Vendo aquele cenário triste, pensei comigo: - Se as pessoas fossem um pouco mais inteligentes agiriam de forma a evitar que um dia pudessem cair num lugar desses. Mas infelizmente não é bem assim. Por isso o negócio da saúde é tão lucrativo na nossa sociedade. Lembrei do Rousseau e a crítica que ele faz aos médicos. Lembrei também de um poema de Dom Pedro Calsadaglia criticando a mercantilização da saúde. Se estivéssemos pagando certamente não estaríamos naquela situação. O que é lamentável, pois todos deveríamos ter acesso a um sistema de saúde pública de qualidade.
A noite seria longa. Sem leitos disponíveis tínhamos que nos conformar com as cadeiras do corredor. Para fazer com que aquelas horas fossem mais tragáveis possíveis melhor era estabelecer uma relação de cooperação entre nós. E isso não foi nenhum pouco difícil. Parece que há uma espécie de união natural na dor. Foi nesse contexto que conheci aquela menina e um pouco de sua história de vida.
De início ela parecia um pouco tímida. Já eu estava super ambientado (com minha boina na cabeça e uma bandana no rosto estilo soldado do EZLN, que “pouco” chama atenção) ajudando no que era possível aqueles que estavam mais necessitados que nós.
Vi que havia uma cadeira vazia. E como ela estava em pé ao meu lado falei para sentar. Inicialmente ela disse que não, mas depois sentou. Talvez a minha iniciativa, demonstrando preocupação e cuidado, fez ela me ver com outros olhos. Já num segundo momento a iniciativa partiu dela. O motivo da conversa – minhas tatuagens.
A partir dali ela foi se abrindo comigo. Logo confessou que gostava de meninas. Disse que achava homens negros lindos. E não via problemas gostar de meninas e achar os homens lindos – ainda que não sentisse atração por eles. Algumas senhoras ficaram horrorizados com aquela declaração. Eu sorri. Gostei da atitude dela. Ela então percebeu em mim alguém que não a julgava por ser quem era ela. E então nossa amizade se fortaleceu.

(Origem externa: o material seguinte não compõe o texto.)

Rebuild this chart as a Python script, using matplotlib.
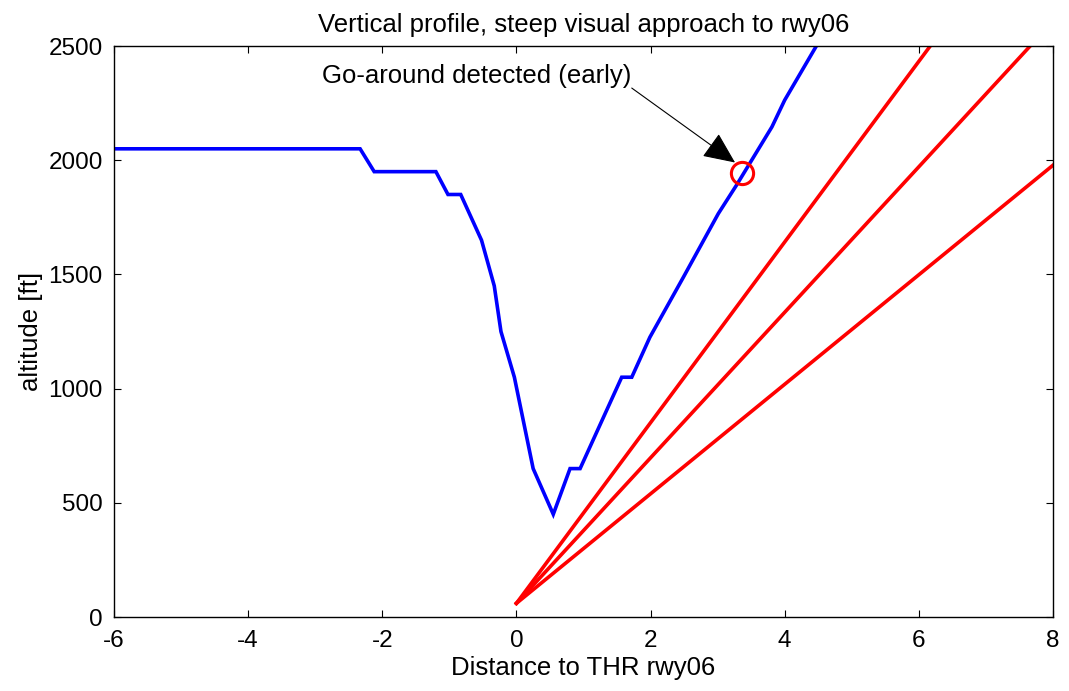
import matplotlib
matplotlib.use("Agg")
import matplotlib.pyplot as plt

plt.rcParams['font.family'] = ['Liberation Sans', 'DejaVu Sans']
plt.rcParams['axes.unicode_minus'] = False

# Flight track (distance to THR [NM], altitude [ft])
track_x = [-6, -2.33, -2.12, -1.2, -1.02, -0.83, -0.52, -0.33, -0.23, -0.03,
           0.25, 0.55, 0.80, 0.95, 1.57, 1.72, 1.99, 2.49, 3.01, 3.28, 3.81, 4.0, 4.48]
track_y = [2050, 2050, 1950, 1950, 1850, 1850, 1650, 1450, 1250, 1050,
           650, 450, 650, 650, 1050, 1050, 1225, 1488, 1766, 1890, 2146, 2263, 2504]

# Reference glide paths (start, end)
glide_x = [[0, 6.17], [0, 7.66], [0, 8.0]]
glide_y = [[60, 2500], [60, 2500], [60, 1978]]

# Go-around detection point
ga_x = [3.37]
ga_y = [1946]

FS_TICK = 17.5
FS_TEXT = 18.5

fig = plt.figure(figsize=(10.69, 6.91), dpi=100)
ax = fig.add_axes([0.1066, 0.107, 0.8784, 0.8264])

ax.plot(track_x, track_y, color='#0000ff', lw=2.6, solid_joinstyle='miter')
for gx, gy in zip(glide_x, glide_y):
    ax.plot(gx, gy, color='#ff0000', lw=2.6)
ax.plot(ga_x, ga_y, 'o', ms=16, mfc='none', mec='#ff0000', mew=2.2)

ax.text(-2.9, 2368, 'Go-around detected (early)', fontsize=FS_TEXT, va='center', ha='left')
ax.annotate('', xy=(3.26, 1990), xytext=(1.72, 2316),
            arrowprops=dict(arrowstyle='-|>,head_length=1.0,head_width=0.45',
                            color='black', lw=0.8, shrinkA=0, shrinkB=0,
                            mutation_scale=20))

ax.set_xlim(-6, 8)
ax.set_ylim(0, 2500)
ax.set_xticks(range(-6, 9, 2))
ax.set_yticks(range(0, 2501, 500))
ax.tick_params(direction='in', top=True, right=True, length=5, labelsize=FS_TICK)
ax.tick_params(axis='x', pad=9)
ax.tick_params(axis='y', pad=8)
for s in ax.spines.values():
    s.set_linewidth(1.0)

ax.set_title('Vertical profile, steep visual approach to rwy06', fontsize=FS_TEXT, pad=10)
ax.set_xlabel('Distance to THR rwy06', fontsize=FS_TEXT, labelpad=3)
ax.set_ylabel('altitude [ft]', fontsize=FS_TEXT, labelpad=4)

fig.savefig('out.png', dpi=100)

Algo naquela menina solitária me atraia. E eu quis saber mais sobre ela. E como cada vez mais ela me dava intimidade para pergunta-la eu o fiz. Por que ela estava ali? Qual era o seu problema? Já que aparentemente ela era perfeita. Ela não fez rodeios: - eu tentei suicídio, me mutilo há muitos anos. E me mostrou tanto nos pulsos como nas costas as marcas. E o que teria ocasionado isso? O pé na bunda de uma namorada? Eu quis saber. Ela disse: - A morte de minha mãe. Fiquei sem palavras.
O que dizer para alguém que quer tirar a própria vida? O que fazer para que ela pense diferente? Da minha parte nada. Só me restava o silêncio. Eu não tinha como sentir a dor dela. De modo que qualquer coisa que eu falasse seria deslocado da realidade. E para fazer discurso vazio era melhor o silêncio. Talvez o meu silêncio demonstrasse mais respeito com sua dor do que tentar empurrar algum discurso vazio para convencê-la do contrário.
Já o setor de psiquiatria do hospital seguia o caminho dos antidepressivos. Até quando resolveriam? Quem sabe.
Nas horas que passamos juntos ao invés de julga-la, busquei demonstrar compreensão. Ao invés de critica-la lhe apoiei. Do meio para o fim ela já estava planejando uma festa onde eu seria o convidado especial. – vai dá certo, respondi sorrindo. Ela me pediu um abraço. Ultimamente isso tem sido quase um mantra para mim. Ainda que tenho consciência que nem sempre vai dá certo. Mas tudo bem, por que a vida é assim. E assim como defendia Platão e Aristóteles devemos aprender isso desde cedo.
Não sei o que aconteceu com ela depois daquela noite. Sei que ela foi para casa um pouco melhor do que chegou ali. Espero que ela possa encontrar o apoio afetivo tão necessário para que possa vencer essa doença que lhe faz atentar contra a própria vida (ao contrário do que alguns ainda pensam, depressão é doença sim. E tem levado muito dos nossos jovens).
Que nos seus episódios de crise mais aguda ela possa se lembrar daquele momento que foi tirar sangue e me pediu para acompanha-la. Vendo o seu nevorsimo lhe estendi a mão e ela agarrou firmemente. Ela então viu que não estava sozinha e venceu o medo.
Por Pedro Ferreira Nunes – um rapaz latino-americano que gosta de ler, escrever, correr e ouvir Rock in Roll.